Directions for using CUDA on the NMSU CS Bigdat cluster
written by Jonathan Cook, May 29, 2014, joncook@nmsu.edu

These are the basic, scripted directions. I am not an expert of nor even a normal user of CUDA, so I don't have any insight past the knowledge that this scripted example works. If you are going to use CUDA regularly, you will need to become an expert. I am sure that there are many many capabilities that will help you!

This example just steps through building and executing one of the sample programs that comes with the NVidia CUDA library.
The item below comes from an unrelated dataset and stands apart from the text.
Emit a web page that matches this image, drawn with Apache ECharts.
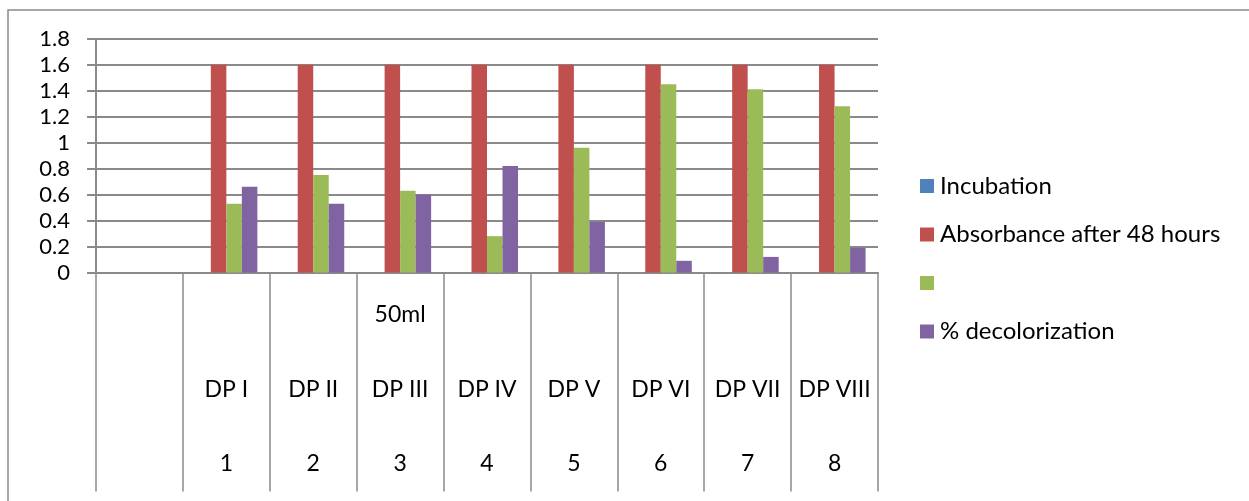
<!DOCTYPE html>
<html>
<head>
<meta charset="utf-8">
<script src="https://cdn.jsdelivr.net/npm/echarts@6/dist/echarts.min.js"></script>
<style>
  html, body { margin: 0; padding: 0; background: #fff; }
  #chart { width: 1249px; height: 501px; }
</style>
</head>
<body>
<div id="chart"></div>
<script>
// Sample groups along the category axis (first slot is left empty)
const samples = ['', 'DP I', 'DP II', 'DP III', 'DP IV', 'DP V', 'DP VI', 'DP VII', 'DP VIII'];
const volumeRow = ['', '', '', '50ml', '', '', '', '', ''];
const numberRow = ['', '1', '2', '3', '4', '5', '6', '7', '8'];

// Series
const seriesNames = ['Incubation', 'Absorbance after 48 hours', ' ', '% decolorization'];
const incubation = [null, 0, 0, 0, 0, 0, 0, 0, 0];
const absorbance48h = [null, 1.6, 1.6, 1.6, 1.6, 1.6, 1.6, 1.6, 1.6];
const absorbanceAfter = [null, 0.53, 0.75, 0.63, 0.28, 0.96, 1.45, 1.41, 1.28];
const decolorization = [null, 0.66, 0.53, 0.60, 0.82, 0.39, 0.09, 0.12, 0.19];
const seriesColors = ['#4F81BD', '#C0504D', '#9BBB59', '#8064A2'];

const FONT = 'Lato, "Open Sans", sans-serif';
const LINE = '#8a8a8a';

const chart = echarts.init(document.getElementById('chart'), null, { renderer: 'canvas' });

const seriesData = [incubation, absorbance48h, absorbanceAfter, decolorization];

chart.setOption({
  animation: false,
  backgroundColor: '#fff',
  textStyle: { fontFamily: FONT, color: '#000' },
  graphic: [{
    type: 'rect',
    shape: { x: 8, y: 10, width: 1400, height: 700 },
    style: { fill: 'none', stroke: LINE, lineWidth: 1.5 },
    silent: true,
    z: -1
  }],
  grid: { left: 96, right: 371, top: 38.7, bottom: 226.3, containLabel: false },
  legend: {
    orient: 'vertical',
    left: 915,
    top: 169,
    padding: 5,
    itemWidth: 14,
    itemHeight: 14,
    itemGap: 24.5,
    icon: 'rect',
    data: seriesNames,
    textStyle: { fontFamily: FONT, fontSize: 24, color: '#000', lineHeight: 24, padding: [0, 0, 0, 1] }
  },
  xAxis: {
    type: 'category',
    data: samples,
    boundaryGap: true,
    axisLine: { show: true, lineStyle: { color: LINE, width: 2 } },
    axisTick: { show: true, interval: 0, length: 219, lineStyle: { color: LINE, width: 1.5 } },
    axisLabel: {
      interval: 0,
      margin: 5,
      lineHeight: 74.5,
      formatter: function (val, idx) {
        const top = volumeRow[idx] || ' ';
        const mid = val || ' ';
        const bot = numberRow[idx] || ' ';
        return '{r|' + top + '}\n{r|' + mid + '}\n{r|' + bot + '}';
      },
      rich: { r: { fontFamily: FONT, fontSize: 23, color: '#000', lineHeight: 74.5, align: 'center' } }
    },
    splitLine: { show: false }
  },
  yAxis: {
    type: 'value',
    min: 0,
    max: 1.8,
    interval: 0.2,
    axisLine: { show: true, lineStyle: { color: LINE, width: 2 } },
    axisTick: { show: true, length: 9, lineStyle: { color: LINE, width: 2 } },
    axisLabel: {
      margin: 26,
      fontFamily: FONT,
      fontSize: 22,
      color: '#000',
      formatter: function (v) { return String(+v.toFixed(1)); }
    },
    splitLine: { show: true, lineStyle: { color: LINE, width: 2 } }
  },
  series: seriesNames.map(function (name, i) {
    return {
      name: name,
      type: 'bar',
      data: seriesData[i],
      barGap: '0%',
      barCategoryGap: '28.6%',
      itemStyle: { color: seriesColors[i] },
      emphasis: { disabled: true }
    };
  })
});
</script>
</body>
</html>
Also note that the NVidia user commands are installed in /usr/bin, so they are available (e.g., "nvidia-smi" will print stats of the local board, BUT the head node does not have one!, so these must be used in a "qsub -I" interactive session on one of the GPU nodes.

1. Make a directory for the example:

>  mkdir matrixMultiply
>  cd matrixMultiply/

2. Copy the NVidia example into your directory:

>  cp /usr/local/cuda-6.0/samples/0_Simple/matrixMul/* .

3. Change line 134 (approx) of Makefile from a relative include path to absolute:

>  vi Makefile 
< INCLUDES  := -I/usr/local/cuda-6.0/samples/common/inc
---
> INCLUDES  := -I../../common/inc

The Makefile near the bottom also includes actions to copy/install the binary into a relative path "../../bin" -- you can disable or change this if you desire.

4. Build the executable:

>  make

This will use "nvcc" to compile your program. I THINK it will pick up whatever "gcc" is in your path; note that the system "gcc" or "cc" is an older version, but you can do a module load gcc-4.7.2 for a newer version.

5. Create/grab a Torque submission script.

>  cp /nmsu/examples/matrixMultiply/sub-matmul.sh .

The line above just puts this in your source directory; I normally create a "run" directory and run my submissions from there. You can do what you want.

6. Run the app by submitting the script as a Torque job

>  qsub sub-matmul.sh 

7. Check to see if it is running (this example is fast, about 10 seconds, so it may be done by the time you do this. Do it fast!

>  qstat

8. Look at the output. You will have two files, named "sub-matmul.sh.o###" and "sub-matmul.sh.e###". The first is stdout and the second is stderr -- the second should be empty, and the first has the normal output for this sample app, which just prints some info about the run and if it passed. The "###" is the job number that Torque assigned to this job.